Solar House payouts stall after first-quarter subsidies consume most of annual budget
Thousands of households that installed solar panels under the "Solar House" program are facing delays in receiving state subsidies for surplus electricity supplied to the national grid. Despite mounting frustration among beneficiaries, neither the Ministry of Energy nor the Ministry of Economy and Finances has provided a clear explanation for the payment backlog. Meanwhile, current spending trends suggest that the UZS 100 billion allocated for the program in the 2026 state budget may fall well short of actual demand.

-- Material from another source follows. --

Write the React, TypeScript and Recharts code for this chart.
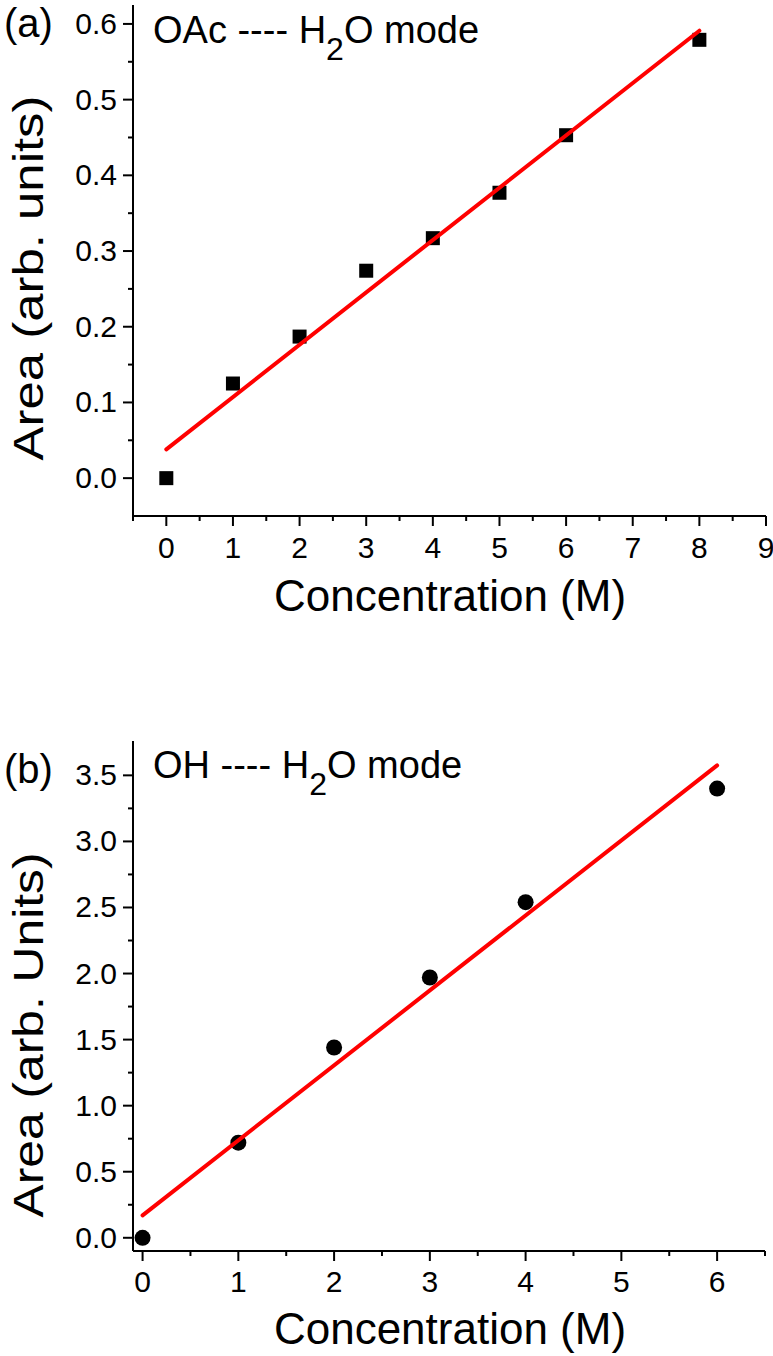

Launched on April 1, 2023, the Solar House initiative incentivizes individuals to adopt green energy. Households that install solar photovoltaic stations with a capacity of up to 50 kilowatt-hours receive a government subsidy of UZS 1,000 for every kilowatt-hour of electricity transferred back into the unified power system beyond their personal consumption. Under the established rules, if a household consumes 100 kilowatt-hours from the grid but its panels supply 500 kilowatt-hours to the network, the state must pay for the positive difference. These funds are legally mandated to be deposited via the Soliq mobile application by the 25th day of the month following the reporting period.
Driven by these assurances, thousands of citizens backed the initiative by investing their personal savings or taking out bank loans to purchase the equipment. However, numerous participants who contacted Kun.uz complained that their guaranteed payments for April have yet to arrive.
Islomjon Sobirjonov, a resident of the Kitab district in the Kashkadarya region, invested UZS 32 million in November 2025 to install a 10-kilowatt-hour solar array. His payouts began slowly, with UZS 20,000 in February and just over UZS 200,000 in March. Despite his system functioning continuously – feeding over 900 kilowatt-hours into the grid in April and more than 1,100 kilowatt-hours in May – he has received nothing for April.
Data suggests the bottleneck stems from an underfunded budget trapped by skyrocketing public participation. During the first quarter of 2026, roughly 45,200 individuals sold solar power back to the grid, receiving more than UZS 73.9 billion. By comparison, during the first quarter of 2025, only 12,700 people received subsidies totaling UZS 8.1 billion. This marks a 3.5-fold increase in the number of beneficiaries and a staggering ninefold surge in total payouts over the course of a single year. With the entire 2026 budget setting aside only UZS 100 billion for the program, the first-quarter expenditure alone swallowed nearly three-quarters of the annual allocation. At this current trajectory, actual costs could easily triple the earmarked funds.
When pressed for comment, the Ministry of Energy deflected responsibility, stating that the subsidies are financed directly from the state budget and that all distribution and payment issues fall strictly under the purview of the Ministry of Economy and Finances. Representatives from the Ministry of Economy and Finances would only state that they are currently working on the issue and intend to provide official information in the near future.
The payment suspension extends far beyond a simple bureaucratic hitch – it threatens to derail public trust in state-backed environmental campaigns. Power utility companies enforce a zero-tolerance policy for consumer accounts, disconnecting households from the national grid almost immediately if utility bills are not paid in advance. Program participants argue that the same strict standard of accountability should apply to the state when it fails to honor its financial obligations. While the Solar House project remains a vital and highly promising asset for modernizing Uzbekistan's energy infrastructure, official mismanagement risks discrediting the entire transition to renewable energy.